BRIEF »
Count how many lines contain the word "chart". Please give only the number.

::::::::::

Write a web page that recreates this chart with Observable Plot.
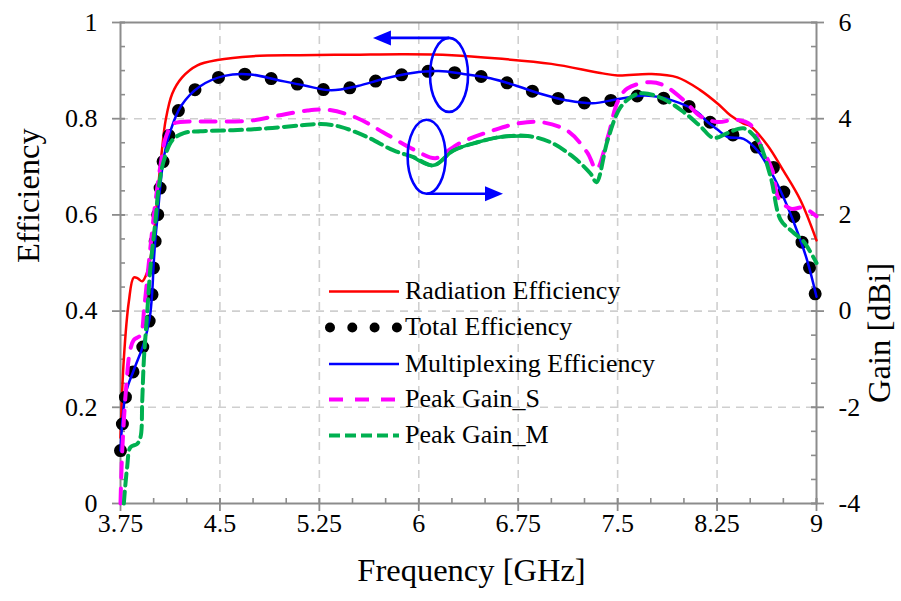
<!DOCTYPE html>
<html><head><meta charset="utf-8">
<script src="https://cdn.jsdelivr.net/npm/d3@7"></script>
<script src="https://cdn.jsdelivr.net/npm/@observablehq/plot@0.6"></script>
<style>body{margin:0;background:#fff}#chart{width:901px;height:601px}</style>
</head><body><div id="chart"></div>
<script>
// ---------------- data ----------------
const radFreq = [3.75,3.775,3.813,3.85,3.88,3.914,3.95,3.99,4.014,4.039,4.065,4.09,4.14,4.215,4.33,4.48,4.75,5.1,5.5,5.9,6.25,6.6,7.0,7.37,7.5,7.75,7.95,8.12,8.26,8.35,8.45,8.5,8.63,8.75,8.88,9.0];
const radEff  = [0.137,0.30,0.42,0.47,0.468,0.462,0.48,0.533,0.595,0.672,0.741,0.796,0.852,0.886,0.911,0.922,0.93,0.932,0.933,0.934,0.932,0.925,0.914,0.895,0.89,0.893,0.886,0.86,0.83,0.807,0.79,0.785,0.745,0.692,0.63,0.547];

const muxFreq = [3.75,3.79,3.85,3.926,3.971,3.99,4.0,4.014,4.034,4.052,4.077,4.127,4.208,4.348,4.534,4.73,4.94,5.138,5.34,5.54,5.74,5.95,6.15,6.337,6.54,6.73,6.918,7.12,7.31,7.507,7.71,7.91,8.1,8.178,8.25,8.33,8.45,8.56,8.69,8.78,8.857,8.93,9.0];
const muxEff  = [0.11,0.229,0.277,0.333,0.387,0.443,0.497,0.553,0.609,0.665,0.72,0.775,0.827,0.867,0.889,0.892,0.88,0.869,0.859,0.868,0.883,0.895,0.899,0.893,0.884,0.869,0.852,0.838,0.832,0.841,0.848,0.838,0.814,0.793,0.778,0.762,0.758,0.732,0.672,0.618,0.564,0.505,0.43];

const totFreq = [3.75,3.79,3.85,3.926,3.971,3.99,4.0,4.014,4.034,4.052,4.077,4.127,4.208,4.348,4.534,4.73,4.94,5.138,5.34,5.54,5.74,5.95,6.15,6.337,6.54,6.73,6.918,7.12,7.31,7.507,7.71,7.91,8.125,8.253,8.442,8.6,8.713,8.78,8.857,8.91,8.97,9.0];
const totEff  = [0.11,0.225,0.278,0.332,0.387,0.443,0.497,0.554,0.609,0.665,0.72,0.775,0.827,0.868,0.889,0.892,0.88,0.869,0.859,0.868,0.883,0.895,0.899,0.893,0.884,0.869,0.852,0.838,0.832,0.841,0.848,0.838,0.813,0.778,0.759,0.728,0.678,0.626,0.578,0.522,0.468,0.415];

const gainSFreq = [3.75,3.76,3.775,3.795,3.82,3.85,3.9,3.93,3.96,3.99,4.015,4.05,4.09,4.14,4.2,4.35,4.73,4.93,5.16,5.33,5.53,5.73,5.96,6.126,6.214,6.315,6.564,6.745,6.918,7.12,7.27,7.34,7.424,7.5,7.574,7.75,7.85,8.0,8.125,8.257,8.39,8.5,8.577,8.668,8.713,8.804,8.9,9.0];
const gainS     = [-4.0,-3.1,-2.3,-1.5,-0.85,-0.6,-0.5,0.1,0.9,1.7,2.3,3.0,3.6,3.88,3.93,3.94,3.96,4.06,4.17,4.18,4.02,3.72,3.36,3.18,3.32,3.5,3.76,3.9,3.93,3.75,3.3,2.95,3.6,4.35,4.63,4.76,4.69,4.38,4.05,3.93,3.98,3.88,3.45,2.92,2.35,2.13,2.15,1.97];

const gainMFreq = [3.775,3.80,3.825,3.876,3.901,3.914,3.926,3.951,3.976,4.014,4.039,4.077,4.14,4.227,4.353,4.6,4.86,5.108,5.26,5.41,5.61,5.81,5.96,6.111,6.262,6.443,6.616,6.82,6.994,7.167,7.295,7.34,7.424,7.522,7.62,7.695,7.846,7.997,8.125,8.223,8.328,8.45,8.555,8.653,8.729,8.819,8.902,9.0];
const gainM     = [-4.0,-3.25,-2.83,-2.76,-2.62,-1.86,-1.03,-0.05,0.91,1.88,2.58,3.13,3.55,3.7,3.74,3.76,3.8,3.86,3.89,3.83,3.62,3.34,3.2,3.03,3.34,3.51,3.62,3.64,3.51,3.2,2.86,2.68,3.55,4.24,4.48,4.53,4.41,4.14,3.84,3.6,3.7,3.8,3.55,2.8,1.9,1.65,1.45,1.0];
const gainMSolidRange = [5.91, 6.82];

const xTicks = [3.75,4.5,5.25,6,6.75,7.5,8.25,9];
const xTickLabels = ["3.75","4.5","5.25","6","6.75","7.5","8.25","9"];
const effTicks = [0,0.2,0.4,0.6,0.8,1];
const effTickLabels = ["0","0.2","0.4","0.6","0.8","1"];
const gainTicks = [-4,-2,0,2,4,6];
const gainTickLabels = ["-4","-2","0","2","4","6"];
const gainDomain = [-4, 6];

const seriesNames = ["Radiation Efficiency","Total Efficiency","Multiplexing Efficiency","Peak Gain_S","Peak Gain_M"];

// ---------------- helpers ----------------
const g2e = g => (g - gainDomain[0]) / (gainDomain[1] - gainDomain[0]);
const zip = (fs, vs) => fs.map((f, i) => ({f, v: vs[i]}));
const rad = zip(radFreq, radEff);
const mux = zip(muxFreq, muxEff);
const tot = zip(totFreq, totEff);
const gS = zip(gainSFreq, gainS.map(g2e));
const gM = zip(gainMFreq, gainM.map(g2e));
const gMSolid = gM.filter(d => d.f >= gainMSolidRange[0] && d.f <= gainMSolidRange[1]);
const gainTickPos = gainTicks.map(g2e);

const xMinor = d3.range(0, 22).map(i => 3.75 + i * 0.25);
const yMinor = d3.range(0, 21).map(i => i * 0.05);

const AX = "#8c8c8c";
const GRID = "#cfcfcf";
const curve = "catmull-rom";
const FONT = "'Liberation Serif','Times New Roman',serif";
const TICKFS = 26, TITLEFS = 32.5, LEGFS = 26;

const plot = Plot.plot({
  width: 901, height: 601,
  marginLeft: 120, marginRight: 85, marginTop: 22, marginBottom: 98,
  style: {fontFamily: FONT, fontSize: "26px", background: "white", color: "black"},
  x: {type: "linear", domain: [3.75, 9], label: null},
  y: {type: "linear", domain: [0, 1], label: null},
  marks: [
    Plot.gridX(xTicks.slice(1, -1), {stroke: GRID, strokeOpacity: 1, strokeWidth: 1.6, strokeDasharray: "8,6"}),
    Plot.gridY(effTicks.slice(1, -1), {stroke: GRID, strokeOpacity: 1, strokeWidth: 1.6, strokeDasharray: "8,6"}),
    Plot.axisX(xMinor, {anchor: "bottom", tickSize: 5, dy: -5, tickFormat: () => "", stroke: AX, strokeWidth: 1.6, label: null}),
    Plot.axisX(xTicks, {anchor: "bottom", tickSize: 13, dy: -5, tickFormat: () => "", stroke: AX, strokeWidth: 1.8, label: null}),
    Plot.axisX(xTicks, {anchor: "bottom", tickSize: 0, tickPadding: 10, tickFormat: d => xTickLabels[xTicks.indexOf(d)], fontSize: TICKFS, fill: "black", label: null}),
    Plot.axisY(yMinor, {anchor: "left", tickSize: 5, dx: 5, tickFormat: () => "", stroke: AX, strokeWidth: 1.6, label: null}),
    Plot.axisY(effTicks, {anchor: "left", tickSize: 13, dx: 5, tickFormat: () => "", stroke: AX, strokeWidth: 1.8, label: null}),
    Plot.axisY(effTicks, {anchor: "left", tickSize: 0, tickPadding: 23, tickFormat: d => effTickLabels[effTicks.indexOf(d)], fontSize: TICKFS, fill: "black", label: null}),
    Plot.axisY(yMinor, {anchor: "right", tickSize: 6, dx: -6, tickFormat: () => "", stroke: AX, strokeWidth: 1.6, label: null}),
    Plot.axisY(gainTickPos, {anchor: "right", tickSize: 13, dx: -6, tickFormat: () => "", stroke: AX, strokeWidth: 1.8, label: null}),
    Plot.axisY(gainTickPos, {anchor: "right", tickSize: 0, tickPadding: 22, tickFormat: d => gainTickLabels[gainTickPos.findIndex(t => Math.abs(t - d) < 1e-9)], fontSize: TICKFS, fill: "black", label: null}),
    Plot.frame({stroke: AX, strokeWidth: 2}),
    Plot.line(rad, {x: "f", y: "v", stroke: "#ff0000", strokeWidth: 2.5, curve}),
    Plot.line(tot, {x: "f", y: "v", stroke: "#000000", strokeWidth: 13, strokeDasharray: "0,26.7", strokeLinecap: "round", curve}),
    Plot.line(mux, {x: "f", y: "v", stroke: "#0000ff", strokeWidth: 2.5, curve}),
    Plot.line(gS, {x: "f", y: "v", stroke: "#ff00ff", strokeWidth: 4, strokeDasharray: "15,11", curve}),
    Plot.line(gM, {x: "f", y: "v", stroke: "#00b050", strokeWidth: 4, strokeDasharray: "12,6", curve}),
    Plot.line(gMSolid, {x: "f", y: "v", stroke: "#00b050", strokeWidth: 3.5, curve}),
    Plot.text(["Efficiency"], {frameAnchor: "left", dx: -92, rotate: -90, fontSize: TITLEFS, fill: "black"}),
    Plot.text(["Gain [dBi]"], {frameAnchor: "right", dx: 63, rotate: -90, fontSize: TITLEFS, fill: "black"}),
    Plot.text(["Frequency [GHz]"], {frameAnchor: "bottom", dy: 77, dx: 3, fontSize: TITLEFS, fill: "black"})
  ]
});
document.getElementById("chart").appendChild(plot);

// ---------------- annotations & legend ----------------
const sx = plot.scale("x"), sy = plot.scale("y");
const svg = d3.select(plot);
const ann = svg.append("g").attr("fill", "none").attr("stroke", "#0000ff").attr("stroke-width", 2.6);
const ellipses = [{f: 6.232, e: 0.89, tipF: 5.658, top: true}, {f: 6.063, e: 0.72, tipF: 6.639, top: false}];
const RX = 19, RY = 37;
ellipses.forEach(a => {
  const cx = sx.apply(a.f), cy = sy.apply(a.e);
  ann.append("ellipse").attr("cx", cx).attr("cy", cy).attr("rx", RX).attr("ry", RY);
  const ay = a.top ? cy - RY : cy + RY;
  const tx = sx.apply(a.tipF);
  const dir = tx < cx ? -1 : 1;
  ann.append("line").attr("x1", cx).attr("y1", ay).attr("x2", tx - dir * 14).attr("y2", ay);
  ann.append("path").attr("d", `M${tx},${ay} L${tx - dir * 18},${ay - 7.5} L${tx - dir * 18},${ay + 7.5} Z`).attr("fill", "#0000ff").attr("stroke", "none");
});

const lg = svg.append("g").attr("font-family", FONT).attr("font-size", LEGFS).attr("text-anchor", "start");
const rowY = [299, 335, 371.5, 407, 443];
const lx1 = 329, lx2 = 399, ltx = 405;
const styles = [
  {stroke: "#ff0000", w: 2.5},
  {stroke: "#000", w: 10, dash: "0,22.3", cap: "round", x1: 330, x2: 397.5},
  {stroke: "#0000ff", w: 2.5},
  {stroke: "#ff00ff", w: 4, dash: "14,12"},
  {stroke: "#00b050", w: 4, dash: "11,5"}
];
seriesNames.forEach((name, i) => {
  const s = styles[i];
  const y = rowY[i] - 7.5;
  lg.append("line").attr("x1", s.x1 ?? lx1).attr("x2", s.x2 ?? lx2).attr("y1", y).attr("y2", y)
    .attr("stroke", s.stroke).attr("stroke-width", s.w)
    .attr("stroke-dasharray", s.dash || null).attr("stroke-linecap", s.cap || "butt");
  lg.append("text").attr("x", ltx).attr("y", rowY[i]).attr("fill", "black").attr("text-anchor", "start").text(name);
});
</script>
</body></html>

::::::::::

RESULT FOR THIS TASK »
4